Fact check: The policies did not work as intended. Reagan's campaign was seen as the foundation of drug-related mass incarceration that grew markedly worse in the George H.W. Bush and Bill Clinton administrations. Above all, Reagan's anti-drug message had no long-term effect in reducing U.S. rates of drug use.
Three decades since the "Just Say No" heyday, nearly half of Americans admit to having tried marijuana. Heroin and opioid abuse ravage overwhelmingly white and middle class communities, and states are increasingly legalizing weed for recreational use. Meanwhile, even though rates of drug use were no higher, proportionally, in black and Latino communities than in white communities, anti-drug law enforcement operations were often targeted and harshest in communities of color.
For example, African-Americans, who make up roughly 13% of the U.S. population, were 31.7% of drug arrestees in 2011, FBI data show. Zero-tolerance drug possession policies in public schools led to the school-to-prison pipeline phenomenon that saw black and Latino students disproportionately suspended from school and sent to juvenile detention centers.
As adults, some black and Latino youths who grew up in the "Just Say No" era were likelier to encounter the criminal justice system.
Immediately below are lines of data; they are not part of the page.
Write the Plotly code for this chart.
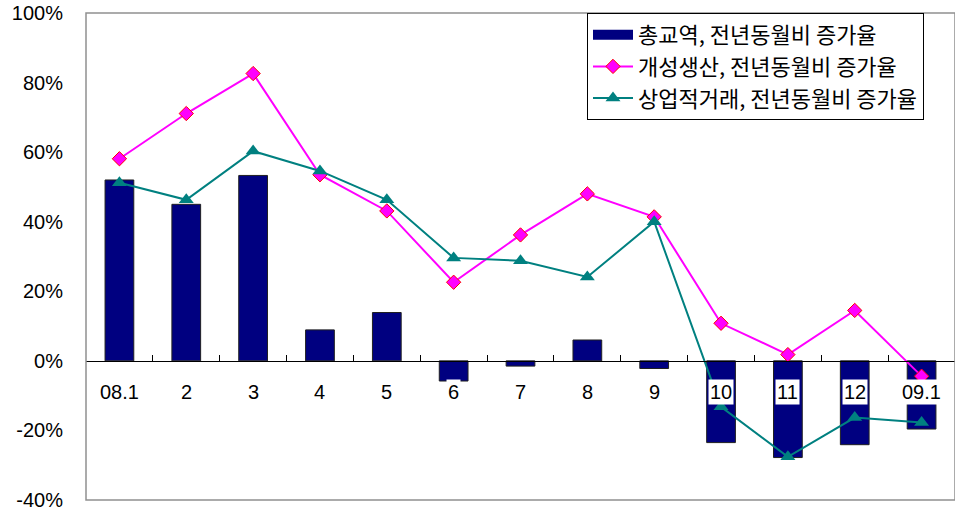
import plotly.graph_objects as go

categories = ["08.1", "2", "3", "4", "5", "6", "7", "8", "9", "10", "11", "12", "09.1"]
trade_growth = [52.0, 45.0, 53.3, 8.9, 13.9, -5.8, -1.5, 6.0, -2.2, -23.5, -27.8, -24.1, -19.6]
kaesong_growth = [58.1, 71.1, 82.6, 53.5, 43.1, 22.6, 36.2, 48.0, 41.4, 10.8, 1.8, 14.5, -4.4]
commercial_growth = [51.2, 46.3, 60.3, 54.6, 46.3, 29.6, 28.8, 24.1, 40.0, -13.2, -27.6, -16.3, -17.7]
y_ticks = [-40, -20, 0, 20, 40, 60, 80, 100]
y_tick_labels = ["-40%", "-20%", "0%", "20%", "40%", "60%", "80%", "100%"]
series_names = ["총교역, 전년동월비 증가율", "개성생산, 전년동월비 증가율", "상업적거래, 전년동월비 증가율"]

y_min, y_max = -40, 100
x_idx = list(range(len(categories)))

W, H = 955, 513

fig = go.Figure()
fig.add_trace(go.Bar(
    x=x_idx, y=trade_growth, name=series_names[0], showlegend=False, legendgroup="g0",
    marker=dict(color="#000080", line=dict(color="#202020", width=1)),
))
# legend swatch for the bar series (wide navy rectangle)
fig.add_trace(go.Scatter(
    x=[None], y=[None], name=series_names[0], mode="lines", legendgroup="g0",
    line=dict(color="#000080", width=10),
))
fig.add_trace(go.Scatter(
    x=x_idx, y=kaesong_growth, name=series_names[1], mode="lines+markers",
    line=dict(color="#FF00FF", width=2),
    marker=dict(symbol="diamond", size=11, color="#FF00FF", line=dict(color="#FF0000", width=1)),
))
fig.add_trace(go.Scatter(
    x=x_idx, y=commercial_growth, name=series_names[2], mode="lines+markers",
    line=dict(color="#008080", width=2),
    marker=dict(symbol="triangle-up", size=13, color="#008080"),
))

for i, c in enumerate(categories):
    fig.add_annotation(
        x=i, y=0, xref="x", yref="y", text=c, showarrow=False,
        yanchor="top", yshift=-18, bgcolor="white", borderpad=1,
        font=dict(family="Liberation Sans, Arial", size=20, color="black"),
    )

fig.add_shape(type="rect", xref="paper", yref="paper", x0=0, x1=1, y0=0, y1=1,
              line=dict(color="#909090", width=1.5), layer="above")

fig.update_layout(
    width=W, height=H,
    margin=dict(l=86, r=0, t=13, b=13, autoexpand=False),
    paper_bgcolor="white", plot_bgcolor="white",
    bargap=0.57,
    showlegend=True,
    legend=dict(
        xref="container", yref="container",
        x=587 / W, y=1 - 13 / H, xanchor="left", yanchor="top",
        bgcolor="white", bordercolor="black", borderwidth=1,
        font=dict(family="Noto Sans CJK KR", size=22, color="black"),
        itemwidth=40, traceorder="normal",
    ),
    xaxis=dict(
        range=[-0.5, len(categories) - 0.5],
        anchor="free", position=(0 - y_min) / (y_max - y_min),
        showline=True, linecolor="black", linewidth=1,
        tickmode="array", tickvals=[i - 0.5 for i in range(len(categories) + 1)],
        ticks="inside", ticklen=6, tickcolor="black",
        showticklabels=False, showgrid=False, zeroline=False,
    ),
    yaxis=dict(
        range=[y_min, y_max], tickvals=y_ticks, ticktext=y_tick_labels,
        showgrid=False, zeroline=False, showline=False, ticks="",
        ticklabelstandoff=22,
        tickfont=dict(family="Liberation Sans, Arial", size=20, color="black"),
    ),
)

fig.write_html("out.html", config={"displayModeBar": False},
               post_script="document.body.style.margin='0';")
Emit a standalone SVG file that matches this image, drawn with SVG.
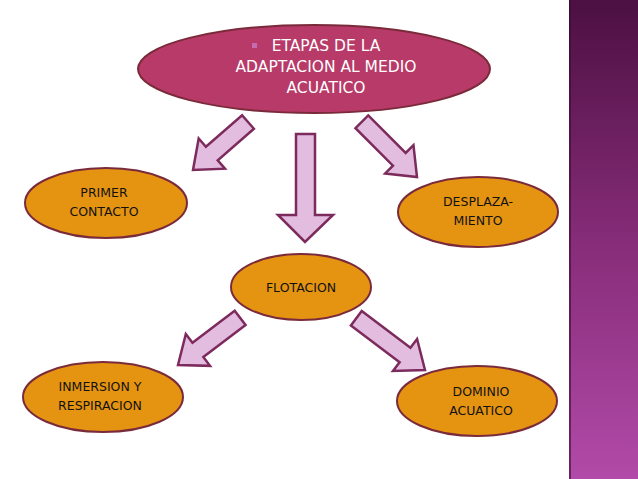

This also meant that they had hard times finding jobs with employers who discriminated against the formerly incarcerated, and were barred from public safety net programs such as housing aid and financial aid for college.
But despite a recent bipartisan push to enact criminal justice reforms to address these disparities and outcomes, Sessions said he will buck the trend of the moment. "Too many lives are at stake to worry about being fashionable," Sessions said Wednesday. "Our nation needs to say clearly once again that using drugs will destroy your life."
Drugs are inarguably destroying lives, families and communities of all stripes. But Sessions, with his reported history of racial blind spots, seems to ignore that contact with the criminal justice system wrecks black and Latino lives too.